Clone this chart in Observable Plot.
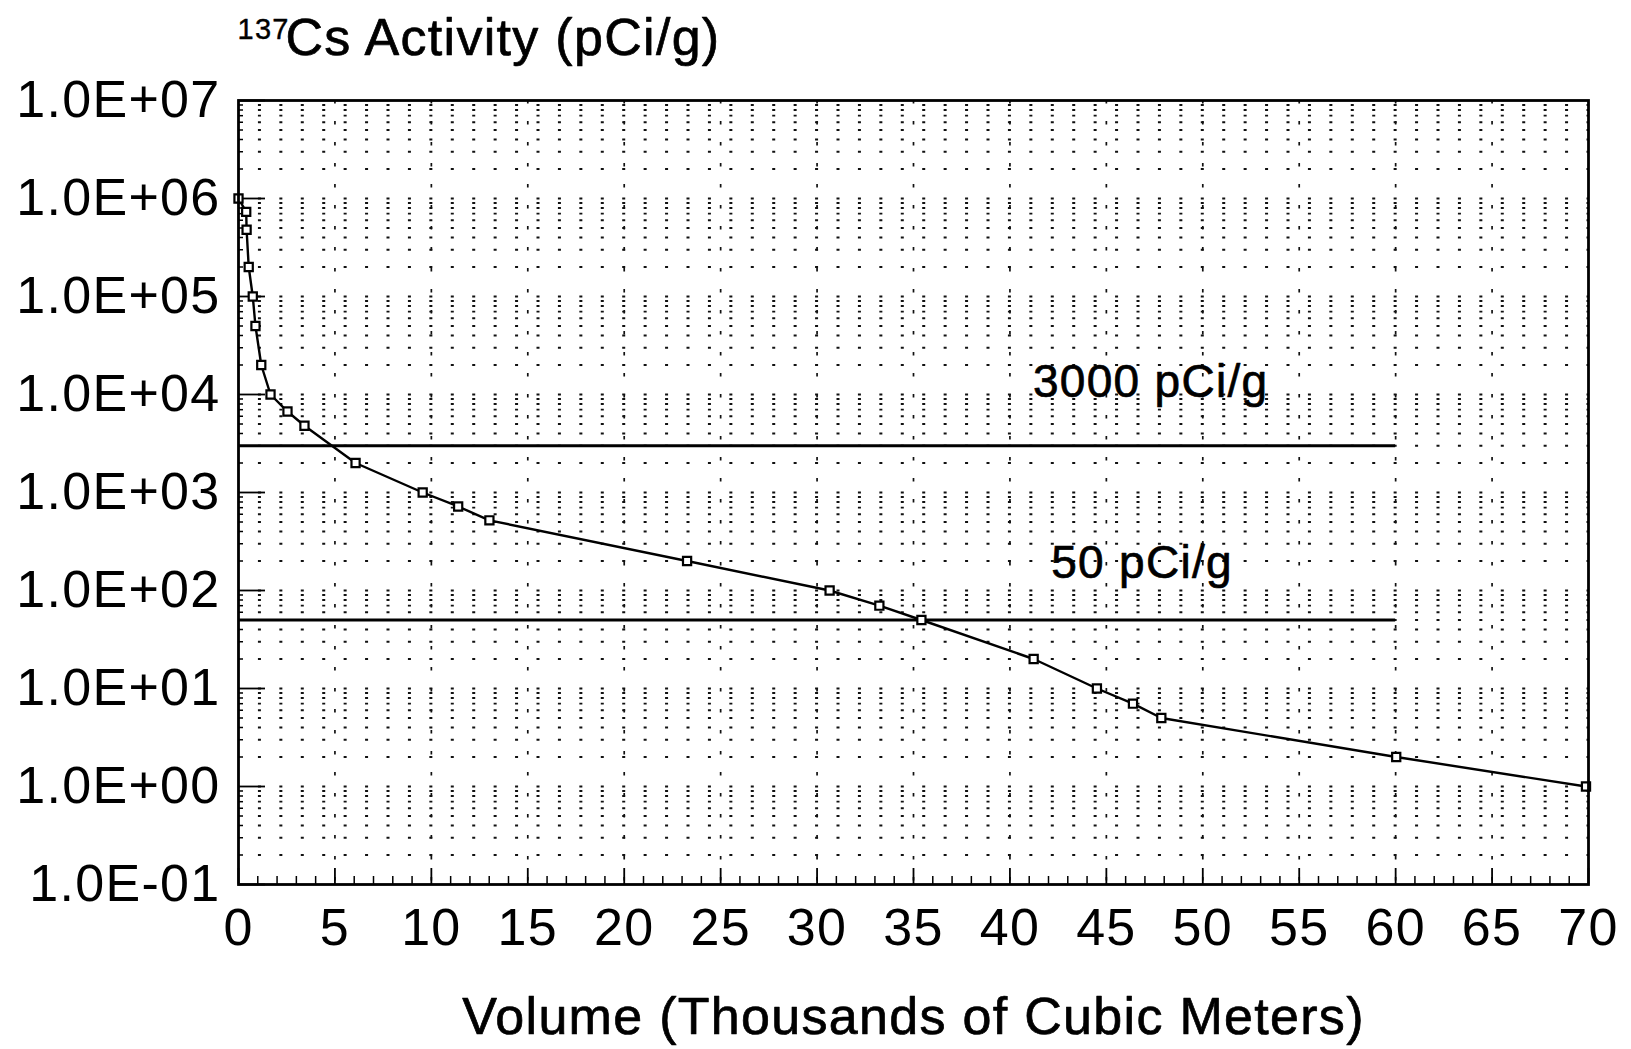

########

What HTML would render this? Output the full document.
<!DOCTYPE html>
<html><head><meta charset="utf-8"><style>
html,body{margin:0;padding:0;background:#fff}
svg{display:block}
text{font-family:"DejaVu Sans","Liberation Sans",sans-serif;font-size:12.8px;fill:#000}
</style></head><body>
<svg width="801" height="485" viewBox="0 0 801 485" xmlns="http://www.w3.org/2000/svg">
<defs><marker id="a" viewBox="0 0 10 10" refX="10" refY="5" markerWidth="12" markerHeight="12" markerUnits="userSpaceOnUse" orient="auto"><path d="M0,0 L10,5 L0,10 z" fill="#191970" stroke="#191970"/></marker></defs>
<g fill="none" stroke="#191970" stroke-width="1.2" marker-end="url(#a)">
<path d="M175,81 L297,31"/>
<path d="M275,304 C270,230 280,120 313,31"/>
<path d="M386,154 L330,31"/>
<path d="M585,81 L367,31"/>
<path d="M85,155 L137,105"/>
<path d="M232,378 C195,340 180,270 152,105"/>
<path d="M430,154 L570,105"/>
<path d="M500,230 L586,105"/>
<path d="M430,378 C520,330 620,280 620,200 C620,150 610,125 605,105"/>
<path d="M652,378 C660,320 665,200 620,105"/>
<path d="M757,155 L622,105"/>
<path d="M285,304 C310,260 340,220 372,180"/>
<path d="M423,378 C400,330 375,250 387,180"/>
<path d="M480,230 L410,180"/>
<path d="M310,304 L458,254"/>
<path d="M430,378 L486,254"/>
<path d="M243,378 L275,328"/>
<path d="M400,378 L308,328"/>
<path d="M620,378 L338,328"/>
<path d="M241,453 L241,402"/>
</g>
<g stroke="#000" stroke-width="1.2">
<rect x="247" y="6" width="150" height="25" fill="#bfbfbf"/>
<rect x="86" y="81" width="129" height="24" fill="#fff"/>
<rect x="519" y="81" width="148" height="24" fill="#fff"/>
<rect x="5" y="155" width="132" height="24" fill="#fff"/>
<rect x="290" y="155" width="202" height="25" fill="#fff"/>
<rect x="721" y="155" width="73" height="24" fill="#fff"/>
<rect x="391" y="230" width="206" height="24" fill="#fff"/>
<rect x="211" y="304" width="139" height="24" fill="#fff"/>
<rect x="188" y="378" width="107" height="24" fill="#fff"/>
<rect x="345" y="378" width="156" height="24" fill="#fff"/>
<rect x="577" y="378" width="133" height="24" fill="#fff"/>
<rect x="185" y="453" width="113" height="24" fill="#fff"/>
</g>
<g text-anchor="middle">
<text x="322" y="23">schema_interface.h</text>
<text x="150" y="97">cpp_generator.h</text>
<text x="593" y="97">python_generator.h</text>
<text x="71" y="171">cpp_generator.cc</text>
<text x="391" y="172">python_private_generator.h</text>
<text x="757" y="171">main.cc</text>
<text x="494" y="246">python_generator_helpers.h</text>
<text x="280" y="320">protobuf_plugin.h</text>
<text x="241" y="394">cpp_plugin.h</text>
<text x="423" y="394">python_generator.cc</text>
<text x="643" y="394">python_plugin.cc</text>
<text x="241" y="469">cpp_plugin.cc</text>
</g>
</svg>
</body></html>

########

Gather each line in these records that contains the string "this".

Clone this chart in Observable Plot.
What HTML would render this? Output the full document.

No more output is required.